Terenci Moix. Foto: Andreu Dalmau

Premio Gaziel. RBA, 2012. 510 pp., 25 euros

"¿Para qué va a escribir nadie mi biografía si ya la he escrito yo?", dijo el ahora biografiado a quien sería su biógrafo, cuando ni el uno ni el otro sabían que el tiempo les tenía reservados esos papeles. La pregunta encerraba un reto: ¿qué quedaría por decir de un autor que, aparentemente, había dejado dicho todo lo referente a su vida, y lo había hecho en tres tomos de memorias y en las transparentes referencias autobiográficas que había dejado repartidas a lo largo y ancho de su obra? Y que, además, fue uno de los autores más mediáticos que ha conocido la literatura española, y no dudó en utilizar esa condición para amplificar y potenciar su propio personaje. La respuesta era sencilla, aunque no fácil de llevar a cabo: correspondía al biógrafo ordenar y contrastar esa información, matizarla o rebatirla cuando fuera necesario; y, sobre todo, ver de qué manera se efectuó ese trasvase de información entre vida y obra y qué resultados literarios tuvo. A ese plan se ajusta esta amenísima y bien documentada biografía. Que no se traduce en grandes revelaciones, sino en una ponderada, erudita y, en ocasiones, apasionada revisión de esa información ya conocida; y, sobre todo, en una rigurosa lectura de la obra del biografiado, en la que no sólo se pondera su componente autobiográfico, sino también su valía literaria.



No sale, desde luego, indemne el biografiado de tan atento escrutinio. En el difícil compromiso entre autoexigencia y búsqueda de la popularidad a cualquier precio, en el caso de Terenci Moix (1942-2003) sin duda alguna lo primero fue sacrificado en gran medida a lo segundo. Pero eso no excluye -y aquí entra en juego el excelente juicio literario del biógrafo- que un número suficiente de títulos -hasta diez enumera Bonilla al final de su libro- estén entre lo más granado, original e imaginativo que ha producido la narrativa española y catalana de la segunda mitad del siglo XX.

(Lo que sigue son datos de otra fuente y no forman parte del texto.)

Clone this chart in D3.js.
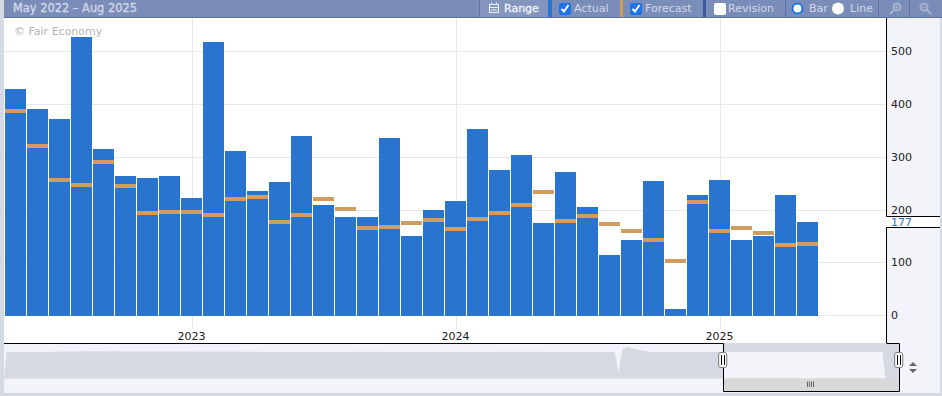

Es un diagnóstico arriesgado, que contradice lo que ya parecía un dictamen crítico poco menos que irrebatible. Bonilla, sin embargo, argumenta su tesis con convicción y la apabullante autoridad que le presta la abundantísima información que maneja, no sólo sobre la vida y obra de su biografiado, sino también sobre cuestiones como la sociabilidad literaria en Cataluña y España a lo largo de cuatro décadas -en la que se incluye la historia menuda de la gauche divine, por ejemplo, las cambiantes coyunturas editoriales, los condicionamientos políticos (con doble levantamiento de acta: sobre el estado de cosas en la España franquista y sobre la cerrazón irreflexiva y fanática, que practicaban algunos sectores de la oposición), etc.-, la cultura popular del momento (cine, cómic, música), las trayectorias biográficas de los muchos personajes que confluyen en la vida de Moix, y todo un sinfín de cuestiones adyacentes, pero no irrelevantes, que convierten este libro en una condensada enciclopedia de toda una época.



Es precisamente esta faceta erudita lo que hace de esta biografía un libro personal, que puede contarse entre los más logrados de su autor (que es, además de un incisivo periodista cultural, un narrador, poeta y ensayista de primer orden). Y ello sucede porque Bonilla no se limita a aportar datos, sino que lo hace con el apasionamiento de quien se juega en ello algo vitalmente importante, y por eso necesita argumentar con fundamento y autoridad. Tiene uno la impresión de que, por ejemplo, cuando traza el panorama literario, cultural y político de los tiempos de su biografiado, lo que está haciendo es definir el fondo de una novela autobiográfica que no empieza con el nacimiento del protagonista, sino con el de sus padres; o que, cuando se plantea las numerosas disyuntivas que debieron pasar por la cabeza de un autor que, como Moix, jugó indistintamente las bazas de la literatura personal y la dirigida a satisfacer los gustos del gran público, Bonilla conoce bien el paño y se ha hecho su propia composición de lugar. En la literatura, a veces, el éxito es tan destructor como el fracaso. Pero eso, que puede ser consuelo de mediocres, tampoco es siempre merecido ni justo.